**Data**:
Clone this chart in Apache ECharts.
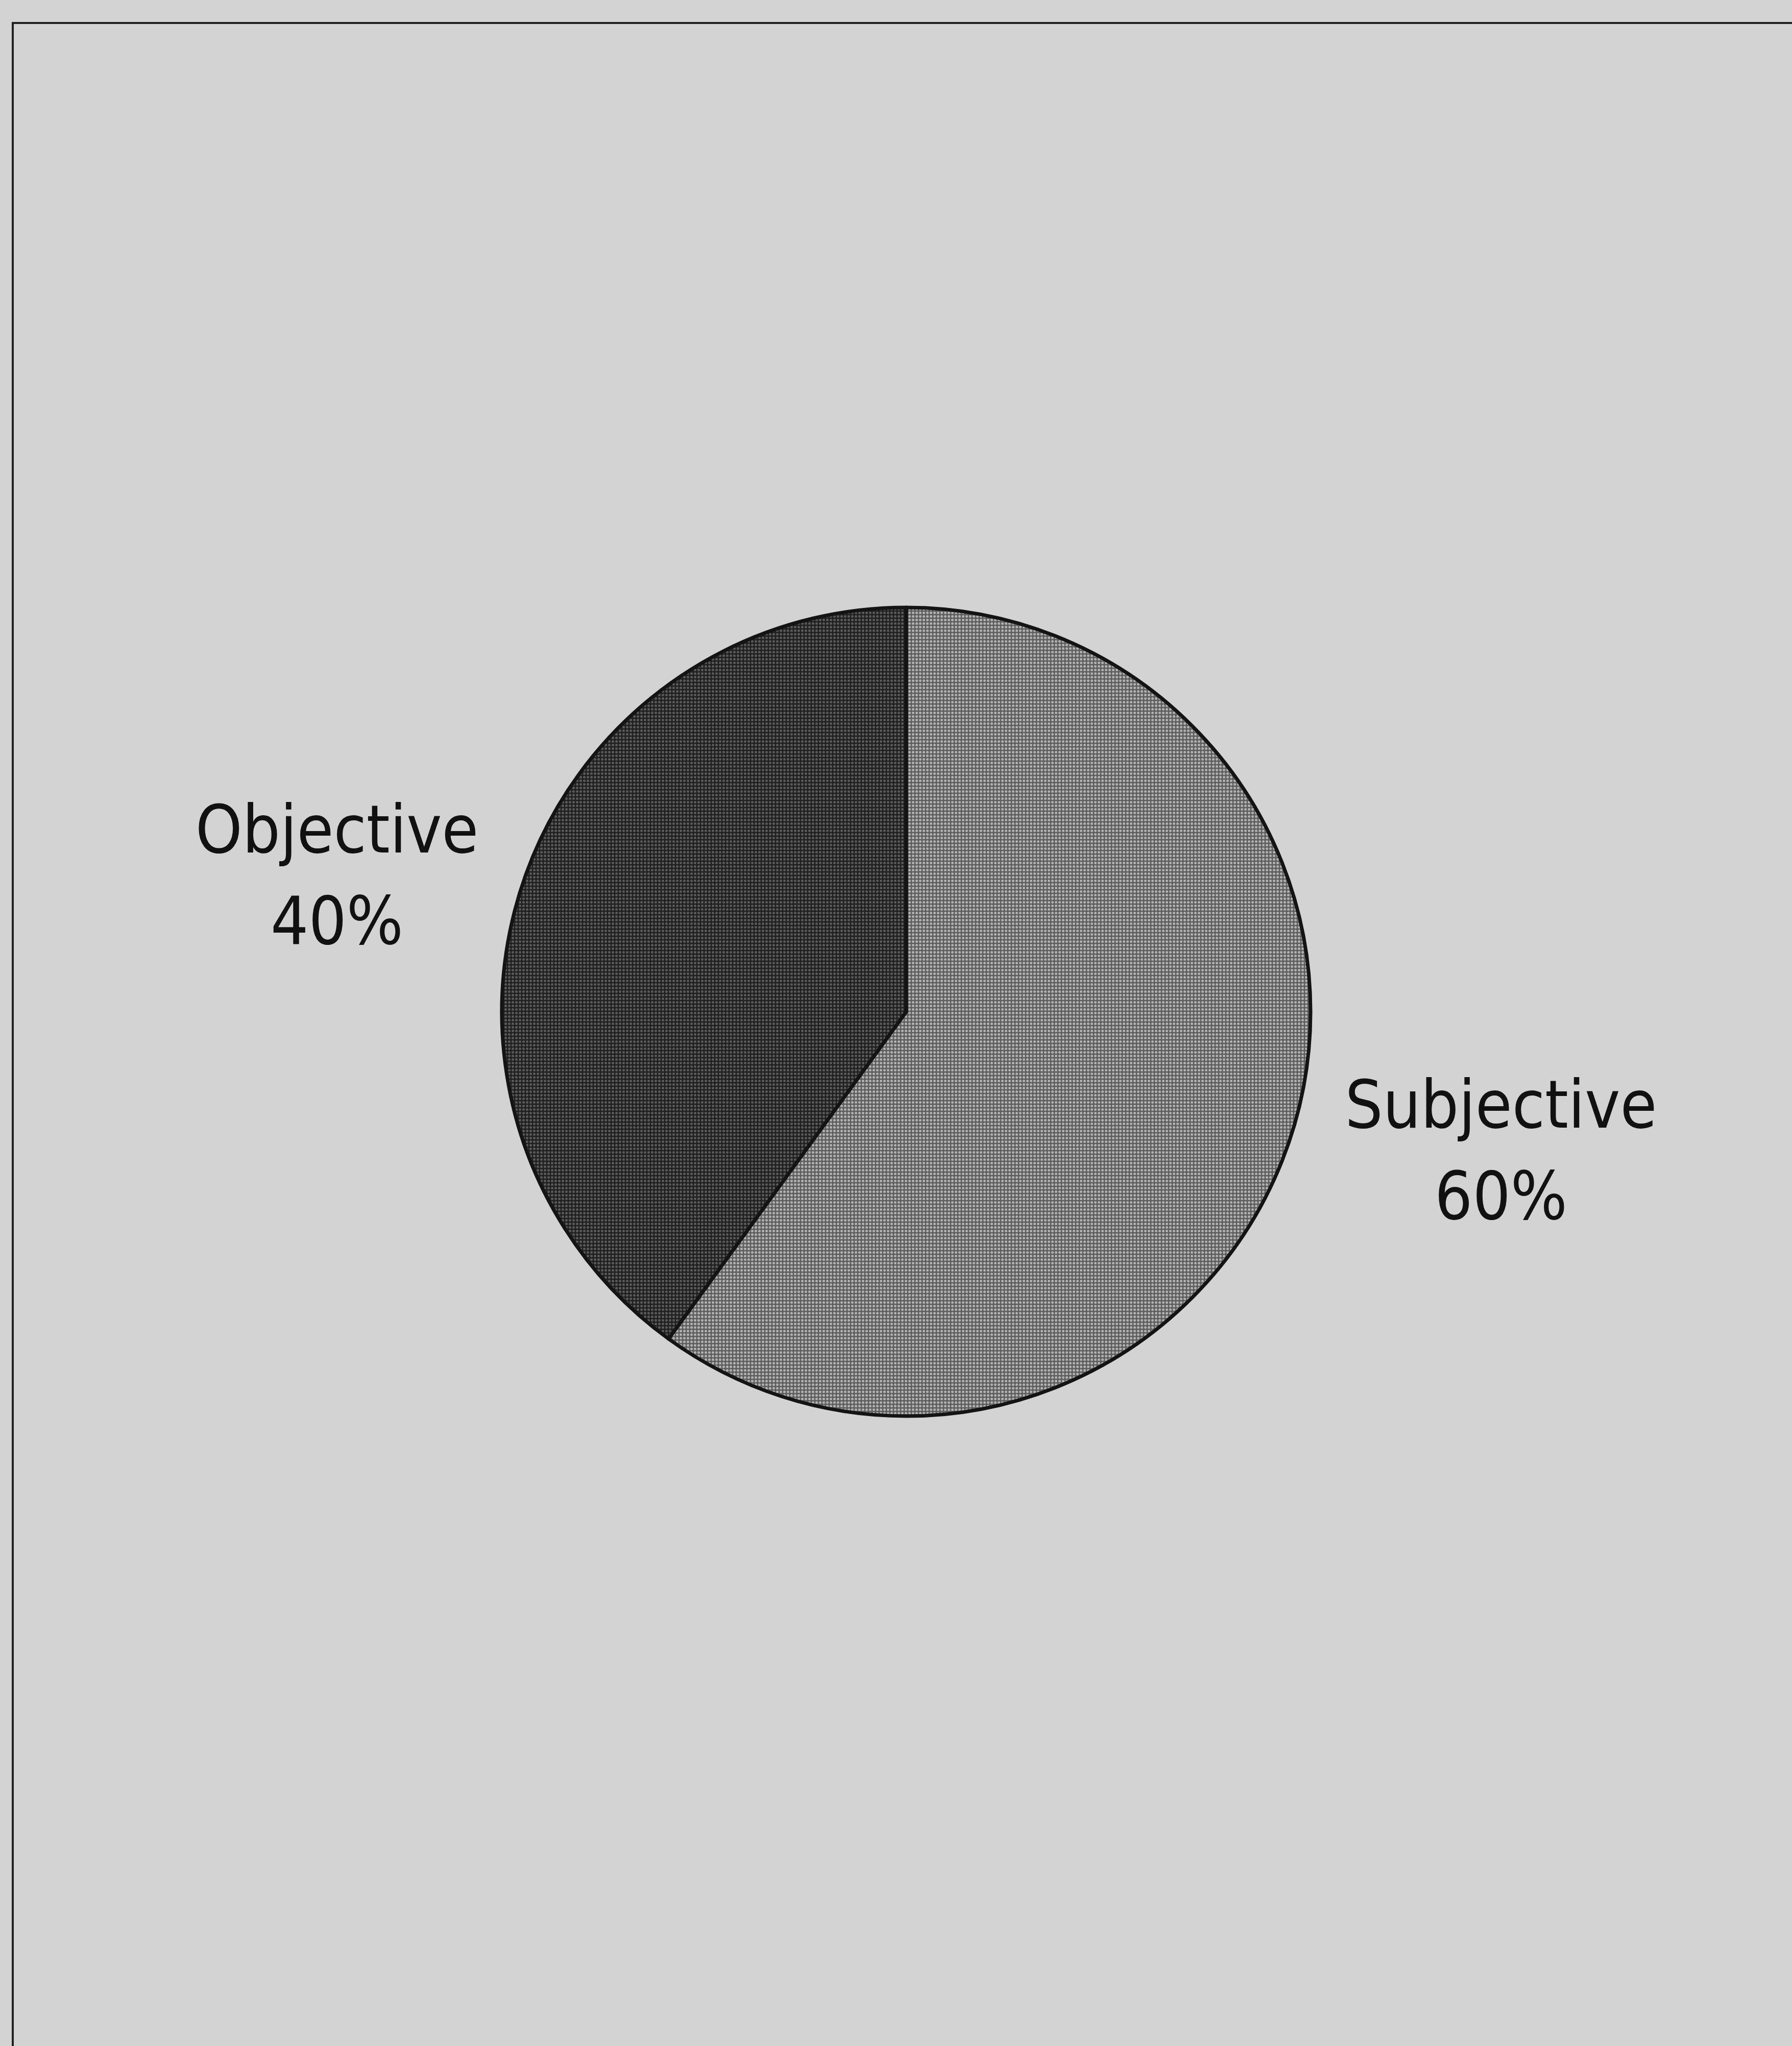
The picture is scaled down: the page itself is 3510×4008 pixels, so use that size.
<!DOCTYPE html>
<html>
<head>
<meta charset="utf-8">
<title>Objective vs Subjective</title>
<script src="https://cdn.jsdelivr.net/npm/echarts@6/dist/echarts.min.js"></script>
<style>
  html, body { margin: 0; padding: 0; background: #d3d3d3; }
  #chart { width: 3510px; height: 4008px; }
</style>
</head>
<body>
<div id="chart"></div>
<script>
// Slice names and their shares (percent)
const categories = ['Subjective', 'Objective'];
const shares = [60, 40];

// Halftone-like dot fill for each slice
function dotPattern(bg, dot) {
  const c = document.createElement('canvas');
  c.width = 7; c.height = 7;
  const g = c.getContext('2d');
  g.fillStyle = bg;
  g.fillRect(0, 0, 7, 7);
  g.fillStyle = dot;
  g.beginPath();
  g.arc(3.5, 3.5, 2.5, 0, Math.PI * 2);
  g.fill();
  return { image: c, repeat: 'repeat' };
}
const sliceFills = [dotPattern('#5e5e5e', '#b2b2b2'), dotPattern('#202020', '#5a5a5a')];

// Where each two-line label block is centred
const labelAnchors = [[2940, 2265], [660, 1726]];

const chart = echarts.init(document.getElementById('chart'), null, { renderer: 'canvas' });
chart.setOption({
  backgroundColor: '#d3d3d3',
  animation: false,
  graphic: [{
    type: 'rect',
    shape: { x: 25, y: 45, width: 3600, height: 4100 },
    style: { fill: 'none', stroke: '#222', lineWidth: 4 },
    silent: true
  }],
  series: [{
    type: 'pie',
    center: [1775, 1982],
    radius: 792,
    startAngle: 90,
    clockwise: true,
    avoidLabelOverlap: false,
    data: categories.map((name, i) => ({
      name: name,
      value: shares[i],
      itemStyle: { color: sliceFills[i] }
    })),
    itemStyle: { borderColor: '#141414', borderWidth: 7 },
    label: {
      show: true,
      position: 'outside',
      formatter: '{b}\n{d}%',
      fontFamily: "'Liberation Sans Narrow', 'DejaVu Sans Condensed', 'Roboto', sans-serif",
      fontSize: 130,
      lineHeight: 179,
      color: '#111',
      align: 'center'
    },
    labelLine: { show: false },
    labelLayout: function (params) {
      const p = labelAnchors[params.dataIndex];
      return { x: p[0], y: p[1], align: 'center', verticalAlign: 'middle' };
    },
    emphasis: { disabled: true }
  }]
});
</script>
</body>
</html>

**Given request**: Your task is to reproduce exactly the lines from the start of the data above through the line containing "const shares = [60, 40];", leaving every picture out.

**Solution to this task**:
Clone this chart in Apache ECharts.
The picture is scaled down: the page itself is 3510×4008 pixels, so use that size.
<!DOCTYPE html>
<html>
<head>
<meta charset="utf-8">
<title>Objective vs Subjective</title>
<script src="https://cdn.jsdelivr.net/npm/echarts@6/dist/echarts.min.js"></script>
<style>
  html, body { margin: 0; padding: 0; background: #d3d3d3; }
  #chart { width: 3510px; height: 4008px; }
</style>
</head>
<body>
<div id="chart"></div>
<script>
// Slice names and their shares (percent)
const categories = ['Subjective', 'Objective'];
const shares = [60, 40];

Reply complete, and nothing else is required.